Report finds the value in open source skills

When it comes to what skills developers should be learning, a recent report found organizations and technology managers value open source. According to the report, which was conducted by O’Reilly Media and commissioned by IBM, the increasing adoption of hybrid cloud is driving the importance of open source skills. IBM predicts hybrid cloud adoption will grow by 47% over the next three years and organizations will be using an average of six hybrid clouds.

“Two significant shifts characterize computing in the past two decades: the widespread use of free and open source software (OSS), and migration to the cloud. The relationship between these trends is complex and deserves close attention. Developers need to understand the growing value of OSS in the cloud era. Mastering open source tools and programming libraries will make them valuable, even as this software is increasingly deployed on third-party cloud offerings,” the report stated.

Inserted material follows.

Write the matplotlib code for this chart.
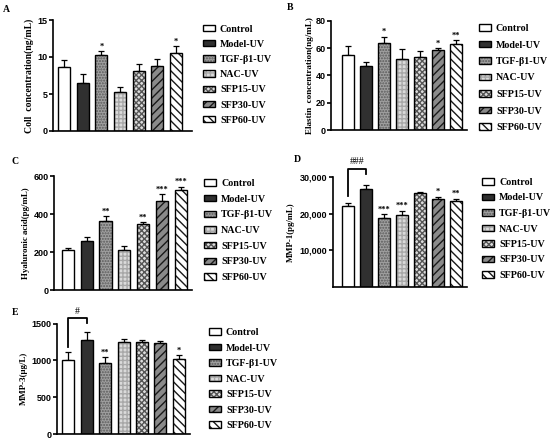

According to the report, which surveyed more than 3,400 developers and technology managers, 94% of respondents stated open-source software was equal or better than proprietary software. Seventy percent of respondents choose a cloud provider based on open source, and 65% of respondents prefer skills related to open-source technologies such as Linux, Kubernetes and Istio.

Open source becomes more valuable in a hybrid cloud world because it’s built on open-source technologies. “In fact, almost every major cloud vendor’s container platform is built on Kubernetes—and the containers themselves are being built with other open technologies,” IBM developer advocates Willie Tejada, Todd Moore, and Chris Ferris wrote in a blog post. “The skills you develop related to these technologies are transferable across the developer community and ecosystem, and of course to any proprietary cloud that you work on.

The report also found that open source contributions impress potential employers, result in better job opportunities, and result in better professional opportunities.